Downtown Kampala
Downtown Kampala Ben Curtis/AP

Maize Sellers Where Skyscrapers Could Be

Africa is rapidly urbanizing but central city development is not keeping pace.

At the center of a major African capital city like Kampala or Uganda— where you would find skyscrapers in New York City—it is not uncommon to find a farmer tending to his plot of maize. This land is potentially the most lucrative, so why is it being used for such low productivity purposes? Africa is urbanizing rapidly: Cities like Kampala are predicted to triple by the year 2050. According to estimates, two thirds of the urban topography that Africa will have in 2050 will be built during the next three decades, yet planning is lagging behind city growth.

An efficient city is dense at its core. This encourages connectivity between firms, work forces, the goods and services they need for production, and their market. It is also easier to implement a transit system, and more efficient for public service provision when people are physically closer together. It is this density that makes cities productive places, thus, land near the center of cities is usually among the most expensive.
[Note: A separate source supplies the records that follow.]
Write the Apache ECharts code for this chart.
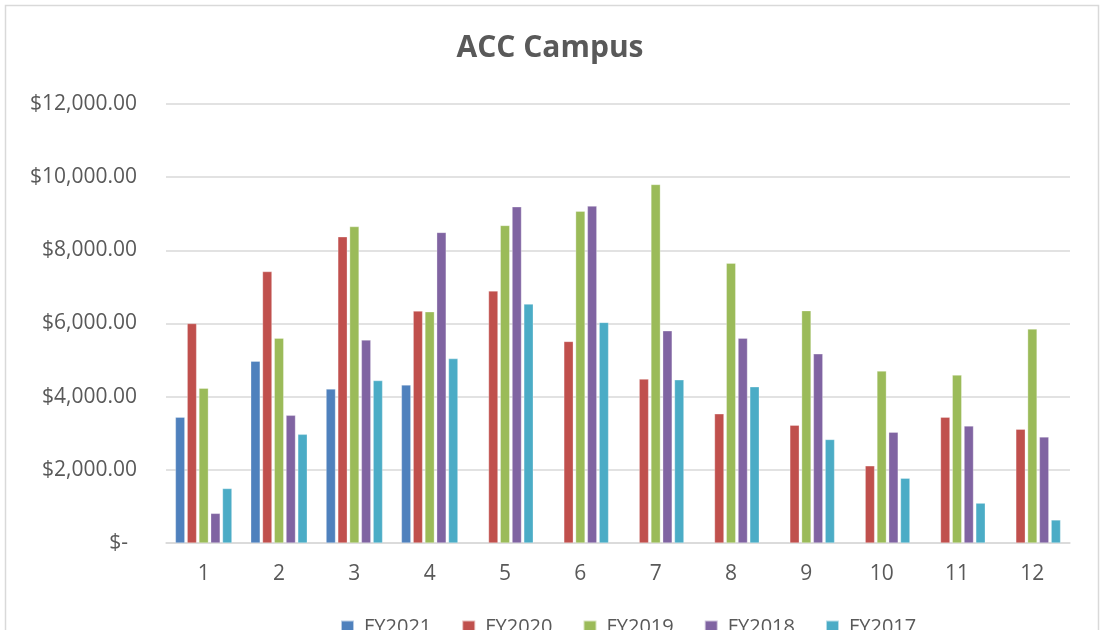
<!DOCTYPE html>
<html>
<head>
<meta charset="utf-8">
<script src="https://cdn.jsdelivr.net/npm/echarts@6/dist/echarts.min.js"></script>
<style>
html,body{margin:0;padding:0;background:#fff;}
#chart{width:1100px;height:640px;}
</style>
</head>
<body>
<div id="chart"></div>
<script>
var categories = ['1','2','3','4','5','6','7','8','9','10','11','12'];
var seriesNames = ['FY2021','FY2020','FY2019','FY2018','FY2017'];
var fy2021 = [3440, 4970, 4210, 4320, null, null, null, null, null, null, null, null];
var fy2020 = [6000, 7420, 8370, 6340, 6890, 5510, 4480, 3530, 3220, 2110, 3440, 3110];
var fy2019 = [4230, 5600, 8650, 6320, 8680, 9070, 9800, 7650, 6350, 4700, 4590, 5850];
var fy2018 = [810, 3490, 5550, 8490, 9190, 9210, 5800, 5600, 5170, 3030, 3200, 2900];
var fy2017 = [1490, 2970, 4440, 5040, 6530, 6030, 4460, 4270, 2830, 1770, 1090, 630];
var yTicks = [0, 2000, 4000, 6000, 8000, 10000, 12000];

var colors = ['#4F81BD', '#C0504D', '#9BBB59', '#8064A2', '#4BACC6'];
var dataSets = [fy2021, fy2020, fy2019, fy2018, fy2017];
var FONT = '"Open Sans", Lato, sans-serif';

function fmt(v) {
  if (v === 0) return '{z|$-}';
  return '$' + v.toLocaleString('en-US', {minimumFractionDigits: 2, maximumFractionDigits: 2});
}

var chart = echarts.init(document.getElementById('chart'), null, {renderer: 'canvas'});
chart.setOption({
  animation: false,
  backgroundColor: '#ffffff',
  color: colors,
  graphic: [{
    type: 'rect',
    shape: {x: 5.5, y: 5.5, width: 1093, height: 700},
    style: {fill: 'none', stroke: '#d9d9d9', lineWidth: 1.5},
    silent: true, z: -1
  }, {
    type: 'rect',
    shape: {x: 0, y: 630, width: 1100, height: 10},
    style: {fill: '#ffffff'},
    silent: true, z: 1000
  }],
  title: {
    text: 'ACC Campus',
    left: 'center',
    top: 28,
    textStyle: {fontFamily: FONT, fontSize: 30, fontWeight: 'bold', color: '#595959'}
  },
  legend: {
    data: seriesNames,
    left: 335,
    top: 612,
    itemWidth: 13,
    itemHeight: 13,
    itemGap: 30,
    icon: 'rect',
    textStyle: {fontFamily: FONT, fontSize: 20, color: '#595959', padding: [0, 0, 0, 5]}
  },
  grid: {left: 166, right: 30, top: 104, bottom: 97, containLabel: false},
  xAxis: {
    type: 'category',
    data: categories,
    axisLine: {show: true, lineStyle: {color: '#d9d9d9', width: 1.5}},
    axisTick: {show: false},
    axisLabel: {fontFamily: FONT, fontSize: 21, color: '#595959', margin: 21}
  },
  yAxis: {
    type: 'value',
    min: yTicks[0],
    max: yTicks[yTicks.length - 1],
    interval: yTicks[1] - yTicks[0],
    axisLine: {show: false},
    axisTick: {show: false},
    splitLine: {lineStyle: {color: '#d9d9d9', width: 1.5}},
    axisLabel: {
      fontFamily: FONT, fontSize: 21, color: '#595959', margin: 29,
      formatter: fmt,
      rich: {z: {fontFamily: FONT, fontSize: 21, color: '#595959', padding: [0, 9, 0, 0]}}
    }
  },
  series: seriesNames.map(function (name, i) {
    return {
      name: name,
      type: 'bar',
      data: dataSets[i],
      barGap: '25%',
      barCategoryGap: '25%',
      itemStyle: {color: colors[i], borderColor: 'rgba(255,255,255,0.6)', borderWidth: 0.5}
    };
  })
});
</script>
</body>
</html>
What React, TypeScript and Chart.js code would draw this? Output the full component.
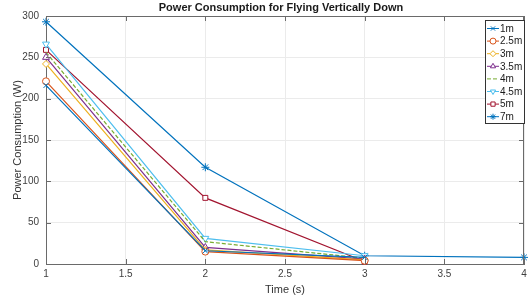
import React, { useEffect, useRef } from 'react';
import { Chart, registerables } from 'chart.js';
import { drawPoint } from 'chart.js/helpers';

Chart.register(...registerables);

const chartTitle = 'Power Consumption for Flying Vertically Down';
const xLabel = 'Time (s)';
const yLabel = 'Power Consumption (W)';

const times = [1, 2, 3, 4];
const seriesNames = ['1m', '2.5m', '3m', '3.5m', '4m', '4.5m', '5m', '7m'];
const s1m = [216, 16, 8];
const s2_5m = [221, 15, 4];
const s3m = [242, 17, 5];
const s3_5m = [250, 20, 6];
const s4m = [256, 27, 7];
const s4_5m = [266, 31, 10];
const s5m = [259, 80, 3];
const s7m = [293, 117, 10, 8];
const seriesValues = [s1m, s2_5m, s3m, s3_5m, s4m, s4_5m, s5m, s7m];

const xMin = 1, xMax = 4, xStep = 0.5;
const yMin = 0, yMax = 300, yStep = 50;

const styles = [
  { color: '#0072BD', pointStyle: 'crossRot', rotation: 0, radius: 3.5, dash: [] as number[] },
  { color: '#D95319', pointStyle: 'circle', rotation: 0, radius: 3.5, dash: [] },
  { color: '#EDB120', pointStyle: 'rectRot', rotation: 0, radius: 3.5, dash: [] },
  { color: '#7E2F8E', pointStyle: 'triangle', rotation: 0, radius: 4, dash: [] },
  { color: '#77AC30', pointStyle: 'circle', rotation: 0, radius: 0, dash: [4, 2] },
  { color: '#4DBEEE', pointStyle: 'triangle', rotation: 180, radius: 4, dash: [] },
  { color: '#A2142F', pointStyle: 'rect', rotation: 0, radius: 3.5, dash: [] },
  { color: '#0072BD', pointStyle: 'star', rotation: 0, radius: 4, dash: [] },
];

const FONT = "'Liberation Sans', Arial, Helvetica, sans-serif";

const decorPlugin = {
  id: 'decor',
  afterDraw(chart: any) {
    const { ctx, chartArea } = chart;
    const { left, right, top, bottom } = chartArea;
    const xs = chart.scales.x;
    const ys = chart.scales.y;
    ctx.save();
    // frame
    ctx.strokeStyle = '#6a6a6a';
    ctx.lineWidth = 1;
    ctx.beginPath();
    ctx.moveTo(left, top + 0.5);
    ctx.lineTo(right, top + 0.5);
    ctx.moveTo(right - 0.5, top);
    ctx.lineTo(right - 0.5, bottom);
    ctx.stroke();
    // inward ticks
    ctx.beginPath();
    xs.ticks.forEach((t: any) => {
      const px = Math.round(xs.getPixelForValue(t.value)) + 0.5;
      ctx.moveTo(px, bottom);
      ctx.lineTo(px, bottom - 5);
      ctx.moveTo(px, top);
      ctx.lineTo(px, top + 5);
    });
    ys.ticks.forEach((t: any) => {
      const py = Math.round(ys.getPixelForValue(t.value)) + 0.5;
      ctx.moveTo(left, py);
      ctx.lineTo(left + 5, py);
      ctx.moveTo(right, py);
      ctx.lineTo(right - 5, py);
    });
    ctx.stroke();
    // title
    ctx.fillStyle = '#1a1a1a';
    ctx.font = `bold 11px ${FONT}`;
    ctx.textAlign = 'center';
    ctx.textBaseline = 'middle';
    ctx.fillText(chartTitle, (left + right) / 2 - 4, 8);
    // legend
    const bx = 485, by = 20, bw = 39, bh = 103;
    ctx.fillStyle = '#ffffff';
    ctx.fillRect(bx, by, bw, bh);
    ctx.strokeStyle = '#333333';
    ctx.strokeRect(bx + 0.5, by + 0.5, bw, bh);
    chart.data.datasets.forEach((ds: any, i: number) => {
      const st = styles[i];
      const y = by + 8.5 + i * 12.6;
      ctx.strokeStyle = st.color;
      ctx.lineWidth = 1;
      ctx.setLineDash(st.dash);
      ctx.beginPath();
      ctx.moveTo(487, y);
      ctx.lineTo(499, y);
      ctx.stroke();
      ctx.setLineDash([]);
      if (st.radius > 0) {
        ctx.fillStyle = st.pointStyle === 'star' || st.pointStyle === 'crossRot' ? st.color : '#ffffff';
        drawPoint(ctx, { pointStyle: st.pointStyle, rotation: st.rotation, radius: 3, borderWidth: 1 } as any, 493, y);
      }
      ctx.fillStyle = '#1a1a1a';
      ctx.font = `10px ${FONT}`;
      ctx.textAlign = 'left';
      ctx.textBaseline = 'middle';
      ctx.fillText(ds.label, 500, y + 0.5);
    });
    ctx.restore();
  },
};

export default function App() {
  const ref = useRef<HTMLCanvasElement | null>(null);
  useEffect(() => {
    document.body.style.margin = '0';
    const canvas = ref.current!;
    const datasets = seriesNames.map((name, i) => {
      const st = styles[i];
      return {
        label: name,
        data: seriesValues[i].map((v, j) => ({ x: times[j], y: v })),
        borderColor: st.color,
        backgroundColor: st.pointStyle === 'star' || st.pointStyle === 'crossRot' ? st.color : '#ffffff',
        pointBorderColor: st.color,
        pointBackgroundColor: st.pointStyle === 'star' || st.pointStyle === 'crossRot' ? st.color : '#ffffff',
        pointStyle: st.pointStyle,
        rotation: st.rotation,
        pointRadius: st.radius,
        pointBorderWidth: 1,
        borderWidth: 1.2,
        borderDash: st.dash,
        tension: 0,
        clip: false as any,
      };
    });
    const chart = new Chart(canvas, {
      type: 'line',
      data: { datasets },
      plugins: [decorPlugin],
      options: {
        animation: false,
        responsive: false,
        devicePixelRatio: 1,
        layout: { padding: { left: 0, top: 16, right: 1.5, bottom: 0 } },
        plugins: { legend: { display: false }, tooltip: { enabled: false }, title: { display: false } },
        scales: {
          x: {
            type: 'linear',
            min: xMin,
            max: xMax,
            ticks: {
              stepSize: xStep,
              padding: 4,
              color: '#404040',
              font: { family: FONT, size: 10 },
              callback: (v: any) => String(v),
              maxRotation: 0,
              autoSkip: false,
            },
            grid: { color: '#ebebeb', drawTicks: false, lineWidth: 1 },
            border: { color: '#6a6a6a', width: 1 },
            title: { display: true, text: xLabel, color: '#333333', font: { family: FONT, size: 11 }, padding: { top: 0, bottom: 4 } },
            afterFit: (s: any) => { s.height = 37; s.paddingLeft = 0; s.paddingRight = 0; },
          },
          y: {
            type: 'linear',
            min: yMin,
            max: yMax,
            ticks: {
              stepSize: yStep,
              padding: 7,
              color: '#404040',
              font: { family: FONT, size: 10 },
            },
            grid: { color: '#ebebeb', drawTicks: false, lineWidth: 1 },
            border: { color: '#6a6a6a', width: 1 },
            title: { display: true, text: yLabel, color: '#333333', font: { family: FONT, size: 11 }, padding: { top: 11, bottom: 0 } },
            afterFit: (s: any) => { s.width = 46; s.paddingTop = 0; s.paddingBottom = 0; },
          },
        },
      },
    });
    return () => chart.destroy();
  }, []);
  return <canvas ref={ref} width={529} height={301} style={{ display: 'block' }} />;
}
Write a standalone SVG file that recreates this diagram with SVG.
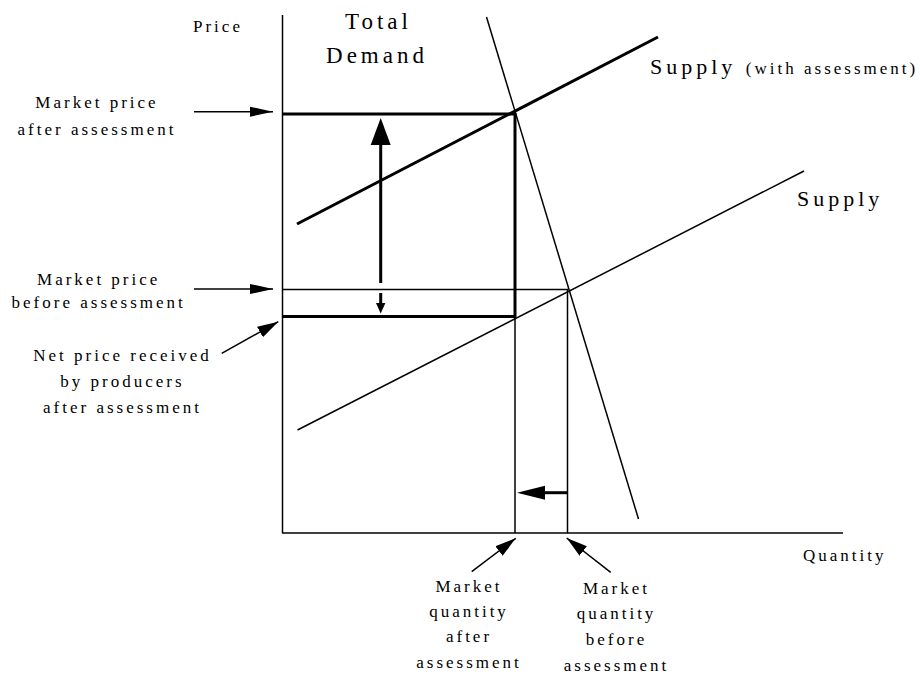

To maximize use of this prime land, developers tend to exploit it to its fullest potential by cramming as much real estate on it as possible, leading to high-rises and increased density. Cities like New York or Hong Kong are clear examples of this, with more than 120,000 jobs per km2 and between 59,000 and 111,000 residents per km2 at their core [a km2 is about .39 of a square mile].

African cities do not have this type of density. They are exemplified by low-rise buildings and great urban sprawl. Vacant land at the center of the city is not being put to its most productive use. In Harare, Zimbabwe, or Maputo, Mozambique, for example, more than 30 percent of the land within three miles of the central business district remains unbuilt.

To understand why this could be happening, it helps to look at the historical development of other cities. For example, in the mid-1800s the price of land in Manhattan, then New York’s most populous borough, increased more than eight-fold as Manhattan’s population grew rapidly. Anticipating this, fur trader Jacob Astor began buying land at the turn of the century. Rather than developing much of the land however, he kept it vacant, while its price increased. By the time of Astor’s death in 1848, he owned a vast portion of New York City and was the wealthiest man in Manhattan.

Given that African cities are some of the fastest growing in the world, the practice of holding land for speculative purposes may be at play. But there are other factors particular to contemporary African cities that may result in prime land remaining vacant.

In African metropolises, unclear ownership of land can be a challenge. Even if the price of land increases and there is an investor who wishes to develop it, they may not actually be able to purchase the land due to murky title. Furthermore, owners may genuinely want to develop their land, but they may not be able to access enough financing to do so. For example, in Kampala, interest rates hover above 20 percent, making it too expensive for most people to take out a loan.

Overcoming the challenges of vacant urban land requires an understanding of exactly why this land remains vacant. For example, if the land is indeed being held for speculative purposes, then taxing this land at a higher rate may induce development.

A successful example of how this can be implemented is in Bogota, Colombia: their vacant land commands a tax that actually triples over a ten-year period. If there are still no developments after ten years, the city is legally allowed to reclaim the land. That could be a possibility for African metros but a vacant land tax would be difficult for cities that do not have physical development plans or zoning regulations in place yet, such as Kampala. To avoid paying the tax, landowners might just put up a small structure on the land that commands a notional value of property tax.

If the land is vacant due to lack of financing, a tax won’t make a difference. It will still be easier for owners of vacant land to pay the tax rather than develop the land. If financing is the problem, it will require overall changes to the financial system to alleviate this constraint.

For African cities to be able to adequately tackle the issue of vacant urban land, it is important to first understand the underlying causes of this vacancy. Addressing these causes will then require city-specific combinations of fiscal and planning instruments.

It is essential that the rapidly growing cities on the African continent develop well. Putting this prime land to its most efficient use is a precondition to ensuring that African urbanization provides a foundation for development and growth that can adequately sustain these growing populations.